What about the cases where the wife WITHHOLDS ACCEPTING THE GET so to force the husband to agree to unfairly receive less visitation, and shower money in an unfair way ,whilst getting the kids involved to gang up against their father…. WHO will take upon this shlichus???
To 3
If you had read my comment, I wasn’t passing judgment on the whole article. I did have an issue with that sentence, which believes that a man must always give a get no matter what.
Not only does this belief not help women, it only makes it harder, given that they believe they can get their get no matter what. It then makes negotiations that much more difficult.

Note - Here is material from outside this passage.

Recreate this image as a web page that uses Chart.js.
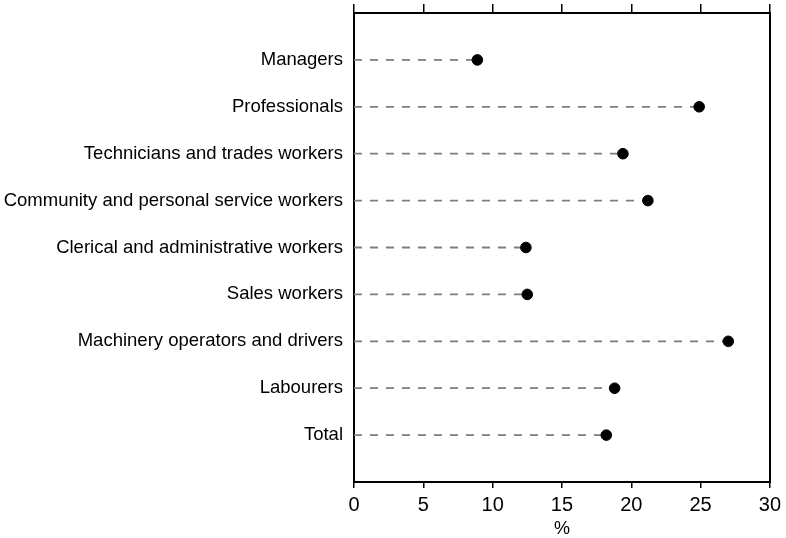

this sounds like a stand-out issue! Can’t wait to get my hands on a copy. I MUST know more details about Rache’s life!
Why not read the article before passing judgement? The n’shei is known for tackling difficult contemporary issues, while giving both sides a voice.
very interesting and important to see this.
Narcissistic Personality Disorder is a huge, painful, devastating yet underrated in its severity. It should be known, as with other issues in this area. It is time to understand and deal with issues which we have the tools for now. thankyou
‘It is the husbands duty period.’
Not according to Torah. If she unfairly withholds visitation, and demands money in an unfair way etc. She is not automatically entitled to it.